昨日の続きになりますが、臨床家としてというよりも「自分の生き方を変えたい」という動機でこの学びの門を叩いた私にとってまず何を身に付ければ良いのかが当時全く分かりませんでした。
操体に関する書籍はもちろん、医学書や他の手技療法の本も色々読みましたが、当時の私はこれから操体を学ぶことにおいて自分の武器になるものを必死で探していたように思います。
動診の介助、補助のやり方、操体の哲学、般若身経。
学ばなければならないことは沢山ありましたが、いずれもよく理解が出来ていない状態が続き学んでいても収まりが悪い日々が続いたのです。
そんな手探りの状況の中、一番手応えを感じたのが足趾の操法でした。
なぜ手応えがあったのかを今になって振り返り思うことは、足趾の操法の上達は般若身経と操体の哲学、世界感の理解度と比例していたからなのだと思います。
最初は受講者の中でもぶっちぎりに下手な自分も、この反復の中で少しずつ上達し、そして夢中で取り組んでいる中で、動診の介助、補助も自然に身に付いていったのでした。
自身の中ではそんな良い感じの流れの中で着々とステップアップしていった感じがしていたのですが、そこで今となっては失敗だったと思うことがあります。

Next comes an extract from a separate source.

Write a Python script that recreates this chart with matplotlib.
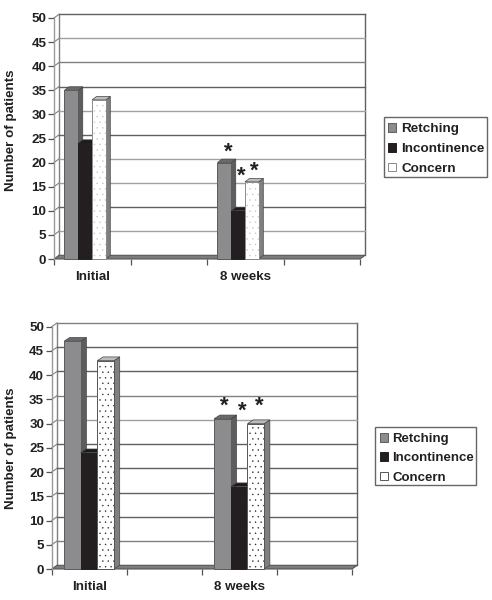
import matplotlib
matplotlib.use("Agg")
import matplotlib.pyplot as plt
from matplotlib.patches import Patch, Rectangle, Polygon

plt.rcParams['font.family'] = ['Liberation Sans', 'DejaVu Sans']
plt.rcParams['hatch.linewidth'] = 0.25

categories = ["Initial", "8 weeks"]
category_slots = [0, 2]
series_names = ["Retching", "Incontinence", "Concern"]
top_retching = [35, 20]
top_incontinence = [24, 10]
top_concern = [33, 16]
bottom_retching = [47, 31]
bottom_incontinence = [24, 17]
bottom_concern = [43, 30]
y_ticks = list(range(0, 51, 5))

W, H = 492, 600
TEXT = '#231f20'
FS = 9.6
DARK, MID, LIGHT = '#606060', '#808080', '#a0a0a0'


def draw(box, values, opts):
    x0, ytop, x1, ybot = box
    ax = fig.add_axes([x0 / W, 1 - ybot / H, (x1 - x0) / W, (ybot - ytop) / H])
    ax.set_xlim(0, 4)
    ax.set_ylim(0, 50)
    ax.patch.set_visible(False)
    for s in ['top', 'right', 'bottom']:
        ax.spines[s].set_visible(False)
    ax.spines['left'].set_color('#9a9a9a')
    ax.spines['left'].set_linewidth(1.0)

    ux = 4 / (x1 - x0)
    uy = 50 / (ybot - ytop)
    wdx, wdy = opts['wall'][0] * ux, opts['wall'][1] * uy
    bdx, bdy = opts['depth'][0] * ux, opts['depth'][1] * uy

    # back wall and grid
    ax.plot([wdx, wdx], [wdy, 50 + wdy], color='#808080', lw=1.0, clip_on=False, zorder=1)
    ax.plot([4 + wdx, 4 + wdx], [wdy, 50 + wdy], color='#606060', lw=1.0, clip_on=False, zorder=1)
    for t, shade in zip(y_ticks[1:], opts['grid']):
        ax.plot([wdx, 4 + wdx], [t + wdy, t + wdy], color=shade, lw=1.0, clip_on=False, zorder=1)
        ax.plot([0, wdx], [t, t + wdy], color='#808080', lw=0.8, clip_on=False, zorder=1)
    ax.add_patch(Polygon([(0, 0), (wdx, wdy), (4 + wdx, wdy), (4, 0)], closed=True,
                         facecolor='#7c7c7c', edgecolor='#555555', lw=0.8, clip_on=False, zorder=1.5))

    for i, (vals, st) in enumerate(zip(values, opts['styles'])):
        for slot, v in zip(category_slots, vals):
            left = slot + opts['start'] + i * opts['width']
            right = left + opts['width']
            z = 2 + i + slot * 0.01
            ax.fill([right, right + bdx, right + bdx, right], [0, bdy, v + bdy, v],
                    facecolor=st['side'], edgecolor='#444444', lw=0.5, clip_on=False, zorder=z)
            ax.fill([left, left + bdx, right + bdx, right], [v, v + bdy, v + bdy, v],
                    facecolor=st['top'], edgecolor='#444444', lw=0.5, clip_on=False, zorder=z)
            ax.bar(left, v, width=opts['width'], align='edge', color=st['face'],
                   edgecolor=st.get('dots', 'none'), hatch=st.get('hatch'), lw=0, clip_on=False, zorder=z)
            ax.add_patch(Rectangle((left, 0), opts['width'], v, fill=False, edgecolor=st['edge'],
                                   lw=0.7, clip_on=False, zorder=z + 0.1))

    ax.set_yticks(y_ticks)
    ax.tick_params(axis='y', length=4, width=0.9, color='#555555', pad=1.5, labelsize=FS, labelcolor=TEXT)
    for lab in ax.get_yticklabels():
        lab.set_fontweight('bold')
    ax.set_xticks([0, 1, 2, 3, 4])
    ax.set_xticklabels([])
    ax.tick_params(axis='x', which='major', length=4, width=0.9, color='#555555')
    ax.set_xticks([s + 0.5 for s in category_slots], categories, minor=True)
    ax.tick_params(axis='x', which='minor', length=0, pad=9, labelsize=FS, labelcolor=TEXT)
    for lab in ax.get_xticklabels(minor=True):
        lab.set_fontweight('bold')

    ax.set_ylabel("Number of patients", fontsize=FS, fontweight='bold', color=TEXT)
    ax.yaxis.set_label_coords((17 - x0) / (x1 - x0), 1 - (opts['ylab_y'] - ytop) / (ybot - ytop))

    for (px, py) in opts['stars']:
        ax.text(px, py, '*', fontsize=16, fontweight='bold', ha='center', va='center', color=TEXT,
                clip_on=False, zorder=10)

    lx0, ly0, lx1, ly1 = opts['legend_box']
    fig.add_artist(Rectangle((lx0 / W, 1 - ly1 / H), (lx1 - lx0) / W, (ly1 - ly0) / H,
                             transform=fig.transFigure, facecolor='white',
                             edgecolor='#666666', lw=1.0, zorder=5))
    handles = [Patch(facecolor=s['face'], edgecolor=s['edge'], lw=0.7, label=n)
               for s, n in zip(opts['styles'], series_names)]
    leg = fig.legend(handles=handles, loc='upper left',
                     bbox_to_anchor=(lx0 / W, 1 - (ly0 + 2) / H), bbox_transform=fig.transFigure,
                     prop={'weight': 'bold', 'size': opts['leg_fs']}, frameon=False,
                     borderpad=opts['leg_pad'], labelspacing=opts['leg_space'],
                     handlelength=0.6, handleheight=0.6, handletextpad=0.38, borderaxespad=0)
    leg.set_zorder(6)
    for t in leg.get_texts():
        t.set_color(TEXT)


fig = plt.figure(figsize=(W / 100, H / 100), dpi=100, facecolor='white')

base = lambda dots, hatch_edge: [
    dict(face='#8c8c8e', edge='#5c5c5c', side='#5d5d5d', top='#6a6a6a'),
    dict(face='#231f20', edge='#231f20', side='#231f20', top='#1d1a1b'),
    dict(face='white', edge=hatch_edge, dots=dots, hatch='...', side='#808080', top='#bdbdbd'),
]

draw((54, 18, 360, 259),
     [top_retching, top_incontinence, top_concern],
     dict(wall=(5, 3.7), depth=(4.5, 3.5), start=0.137, width=0.18, ylab_y=130,
          grid=[LIGHT, DARK, LIGHT, LIGHT, DARK, LIGHT, DARK, MID, LIGHT, DARK],
          styles=base('#c4c4c4', '#8a8a8a'),
          stars=[(2.275, 22.2), (2.454, 17.2), (2.624, 18.3)],
          legend_box=(383.5, 116.7, 486.5, 176.7), leg_fs=9.7, leg_pad=0.33, leg_space=0.58))

draw((51.7, 326.7, 352, 569),
     [bottom_retching, bottom_incontinence, bottom_concern],
     dict(wall=(5.3, 3.7), depth=(5.7, 3.7), start=0.164, width=0.222, ylab_y=448,
          grid=[MID, DARK, DARK, DARK, DARK, LIGHT, MID, DARK, DARK, MID],
          styles=base('#222222', '#555555'),
          stars=[(2.297, 33.6), (2.533, 32.6), (2.769, 33.6)],
          legend_box=(375.3, 426.7, 476, 485), leg_fs=9.5, leg_pad=0.33, leg_space=0.55))

fig.savefig('out.png', dpi=100)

それはいざ実際の臨床の現場に立った時に被験者に対しやれることが足趾の操法ばかりになってしまい、操体の一番の旨味である「動き」からのアプローチが全く出来なかったことでした。
これは割とほとんどの人が頭を悩ますことかもしれませんが、この問題は当時の私にとってかなり深刻な問題でした。
操体の臨床家という看板を背負って患者を診ることにおいて、動きの診断、操法が出来ないことに不甲斐なさを感じる日々が続くのでした。